→ **Set exercise**:
Starting from the top of the material, restate each line exactly until the line that contains "import math", which is also copied. Pictures are excluded.

→ **Dataset excerpt**:
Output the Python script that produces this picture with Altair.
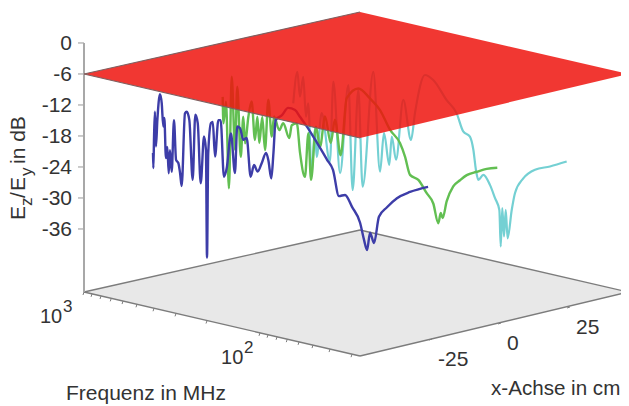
import altair as alt
import pandas as pd
import math

# ---- data: log10(frequency in MHz) and level in dB at each x position
blue_cm = -25
blue_logf = [3.00,2.998,2.994,2.989,2.983,2.975,2.96,2.95,2.941,2.935,2.926,2.918,2.91,2.903,2.893,2.88,2.868,2.855,2.845,2.836,2.817,2.807,2.792,2.773,2.758,2.744,2.727,2.708,2.697,2.691,2.684,2.668,2.658,2.645,2.626,2.613,2.594,2.578,2.554,2.531,2.518,2.502,2.483,2.464,2.441,2.422,2.401,2.378,2.353,2.34,2.323,2.311,2.298,2.262,2.227,2.187,2.159,2.119,2.061,2.004,1.97,1.936,1.901,1.861,1.815,1.792,1.775,1.758,1.735,1.707,1.661,1.604,1.529,1.426]
blue_db = [-24.3,-27.2,-21.1,-16.2,-22.9,-17.7,-12.6,-14.3,-18.7,-17.0,-24.7,-22.5,-27.5,-23.0,-27.1,-17.0,-24.6,-25.1,-27.0,-29.4,-15.2,-14.8,-16.3,-27.7,-15.0,-16.5,-28.0,-18.8,-21.3,-42.1,-21.9,-15.9,-15.6,-22.2,-15.0,-14.9,-25.7,-23.9,-17.0,-24.5,-15.4,-15.6,-17.7,-17.2,-24.5,-22.1,-23.2,-21.4,-19.2,-20.5,-23.9,-19.0,-12.4,-11.2,-9.5,-9.6,-10.7,-12.3,-15.0,-17.8,-19.5,-24.3,-23.8,-25.8,-28.5,-31.7,-33.5,-30.0,-31.8,-26.5,-24.3,-22.1,-20.3,-18.5]

green_cm = 0
green_logf = [2.996,2.992,2.977,2.96,2.944,2.925,2.912,2.892,2.877,2.867,2.848,2.829,2.81,2.796,2.785,2.768,2.752,2.733,2.713,2.7,2.67,2.647,2.612,2.598,2.569,2.55,2.522,2.502,2.487,2.458,2.435,2.406,2.373,2.349,2.316,2.281,2.214,2.147,2.089,2.031,1.974,1.945,1.916,1.868,1.82,1.782,1.753,1.739,1.728,1.705,1.667,1.628,1.589,1.531,1.474,1.413]
green_db = [-16.4,-21.5,-17.2,-33.8,-12.1,-26.1,-13.8,-27.2,-19.3,-24.4,-19.1,-16.0,-23.3,-18.7,-23.7,-18.5,-24.8,-14.9,-21.9,-17.9,-20.3,-18.8,-21.4,-18.8,-18.2,-23.8,-28.2,-19.6,-28.5,-18.0,-21.7,-15.6,-20.5,-15.8,-22.4,-11.1,-8.7,-10.1,-11.9,-15.3,-17.4,-19.8,-23.1,-23.7,-25.9,-27.6,-31.2,-29.1,-30.0,-26.6,-23.4,-21.9,-20.6,-19.5,-18.5,-17.8]

cyan_cm = 25
cyan_logf = [2.987,2.963,2.948,2.929,2.913,2.9,2.88,2.861,2.851,2.822,2.774,2.754,2.715,2.667,2.642,2.609,2.584,2.522,2.483,2.46,2.429,2.415,2.39,2.348,2.303,2.28,2.222,2.174,2.096,2.038,2.0,1.961,1.941,1.926,1.912,1.883,1.844,1.815,1.79,1.782,1.773,1.763,1.753,1.742,1.718,1.699,1.651,1.583,1.496,1.399]
cyan_db = [-20.6,-14.3,-19.0,-15.0,-22.6,-19.9,-33.6,-24.4,-29.9,-21.2,-30.2,-14.6,-32.0,-14.6,-34.7,-15.1,-33.6,-10.9,-29.9,-22.3,-28.2,-22.6,-26.9,-15.0,-22.4,-17.0,-9.2,-9.8,-13.1,-15.2,-18.4,-19.1,-21.5,-25.3,-27.1,-25.9,-27.6,-29.9,-32.0,-39.0,-31.5,-36.9,-31.7,-37.1,-31.4,-28.0,-24.8,-22.6,-21.3,-19.6]

db_ticks = [0, -6, -12, -18, -24, -30, -36]
cm_ticks = [-25, 0, 25]
freq_major = [1000, 100]
freq_minor = [900, 800, 700, 600, 500, 400, 300, 200, 90, 80, 70, 60, 50, 40, 30]
plane_db = -6
floor_db = -48.2
cm_min, cm_max = -50, 50
logf_max, logf_min = 3.0, 1.432

# ---- the 3-D view: corners of the floor on the page and the height of one dB
CORNERS = {"L": (84, 292), "B": (360, 230), "F": (360, 356), "R": (628, 292)}
PX_PER_DB = 31 / 6

def project(cm, logf, db):
    u = (cm - cm_min) / (cm_max - cm_min)
    v = (logf_max - logf) / (logf_max - logf_min)
    w = {"L": (1 - u) * (1 - v), "B": u * (1 - v), "F": (1 - u) * v, "R": u * v}
    px = sum(w[k] * CORNERS[k][0] for k in w)
    py = sum(w[k] * CORNERS[k][1] for k in w) - (db - floor_db) * PX_PER_DB
    return px, py

X = alt.Scale(domain=[8, 621], nice=False, zero=False)
Y = alt.Scale(domain=[406, 8], nice=False, zero=False)
x_enc = lambda f="px": alt.X(f"{f}:Q", scale=X, axis=None, title=None)
y_enc = lambda f="py": alt.Y(f"{f}:Q", scale=Y, axis=None, title=None)

def series(cm, logf, db, color, width, opacity=1.0):
    rows = []
    for i, (f, d) in enumerate(zip(logf, db)):
        px, py = project(cm, f, d)
        rows.append({"i": i, "px": px, "py": py})
    return alt.Chart(pd.DataFrame(rows)).mark_line(
        color=color, strokeWidth=width, opacity=opacity, strokeJoin="round", interpolate="monotone"
    ).encode(x=x_enc(), y=y_enc(), order="i:Q")

def segs(pairs, color, width, opacity=1.0):
    rows = []
    for a, b in pairs:
        rows.append({"px": a[0], "py": a[1], "px2": b[0], "py2": b[1]})
    return alt.Chart(pd.DataFrame(rows)).mark_rule(color=color, strokeWidth=width, opacity=opacity).encode(
        x=x_enc(), y=y_enc(), x2="px2:Q", y2="py2:Q")

def diamond(db, fill, opacity=1.0):
    l = project(cm_min, logf_max, db)
    b = project(cm_max, logf_max, db)
    f = project(cm_min, logf_min, db)
    r = project(cm_max, logf_min, db)
    df = pd.DataFrame({"px": [l[0], f[0], r[0]], "py": [l[1], b[1], r[1]], "py2": [l[1], f[1], r[1]]})
    return alt.Chart(df).mark_area(color=fill, opacity=opacity, line=False).encode(
        x=x_enc(), y=y_enc(), y2="py2:Q")

def txt(items, size=20, color="#333333", align="left", angle=0):
    df = pd.DataFrame([{"px": a, "py": b, "t": t} for a, b, t in items])
    return alt.Chart(df).mark_text(
        font="Liberation Sans", fontSize=size, color=color, align=align, baseline="alphabetic", angle=angle
    ).encode(x=x_enc(), y=y_enc(), text="t:N")

GREY = "#7c7c7c"
corner = {k: project(a, b, floor_db) for k, (a, b) in {
    "L": (cm_min, logf_max), "B": (cm_max, logf_max), "F": (cm_min, logf_min), "R": (cm_max, logf_min)}.items()}
pl = {k: project(a, b, plane_db) for k, (a, b) in {
    "L": (cm_min, logf_max), "B": (cm_max, logf_max), "F": (cm_min, logf_min), "R": (cm_max, logf_min)}.items()}

layers = []
layers.append(diamond(floor_db, "#e8e8e8"))
layers.append(segs([(corner["L"], corner["B"]), (corner["B"], corner["R"]), (corner["L"], corner["F"]), (corner["F"], corner["R"])], GREY, 1.4))

# vertical dB axis
top = project(cm_min, logf_max, 0)
layers.append(segs([(top, corner["L"])], "#a8a8a8", 2))
y_ticks = [project(cm_min, logf_max, d) for d in db_ticks]
layers.append(segs([((p[0] - 6, p[1]), p) for p in y_ticks], "#a8a8a8", 1.2))
layers.append(txt([(p[0] - 12, p[1] + 7, str(d)) for p, d in zip(y_ticks, db_ticks)], size=21, align="right"))

# frequency ticks on the left front edge
f_pts = [project(cm_min, math.log10(f), floor_db) for f in freq_minor + freq_major]
layers.append(segs([(p, (p[0] - 1, p[1] + 3)) for p in f_pts], GREY, 1))
m = [project(cm_min, math.log10(f), floor_db) for f in freq_major]
layers.append(txt([(m[0][0] - 44, m[0][1] + 31, "10"), (m[1][0] - 39, m[1][1] + 31, "10")], size=20))
layers.append(txt([(m[0][0] - 21, m[0][1] + 20, "3"), (m[1][0] - 16, m[1][1] + 20, "2")], size=17))

# x ticks on the right front edge
CM_STRETCH = 1.03
x_pts = []
for c in cm_ticks:
    p = project(c, logf_min, floor_db)
    x_pts.append((corner["F"][0] + (p[0] - corner["F"][0]) * CM_STRETCH, p[1]))
layers.append(segs([(p, (p[0] + 3, p[1] - 1)) for p in x_pts], GREY, 1))
layers.append(txt([(p[0] + 9, p[1] + 26, str(c)) for p, c in zip(x_pts, cm_ticks)], size=21))

# axis titles
layers.append(txt([(66, 400, "Frequenz in MHz")], size=21))
layers.append(txt([(491, 395, "x-Achse in cm")], size=20.6))
layers.append(txt([(25, 220, "E"), (25, 191, "E")], size=21, angle=270))
layers.append(txt([(25, 198, "/")], size=21, angle=270))
layers.append(txt([(25, 164, "in dB")], size=21, angle=270))
layers.append(txt([(32, 206, "z"), (32, 176, "y")], size=17, angle=270))

# measured curves
layers.append(series(cyan_cm, cyan_logf, cyan_db, "#74d0d3", 2.2))
layers.append(series(green_cm, green_logf, green_db, "#62bf52", 2.4))
layers.append(series(blue_cm, blue_logf, blue_db, "#3d3da8", 2.4))

# -6 dB limit plane
layers.append(diamond(plane_db, "#ee140e", 0.85))
layers.append(segs([(pl["L"], pl["B"]), (pl["L"], pl["F"])], "#806060", 1.2))

chart = alt.layer(*layers).properties(
    width=613, height=398, padding=0, autosize=alt.AutoSizeParams(type="none"), background="white"
).configure_view(stroke=None)

chart.save("out.html", embed_options={"renderer": "svg", "actions": False})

→ **Answer to this problem**:
Output the Python script that produces this picture with Altair.
import altair as alt
import pandas as pd
import math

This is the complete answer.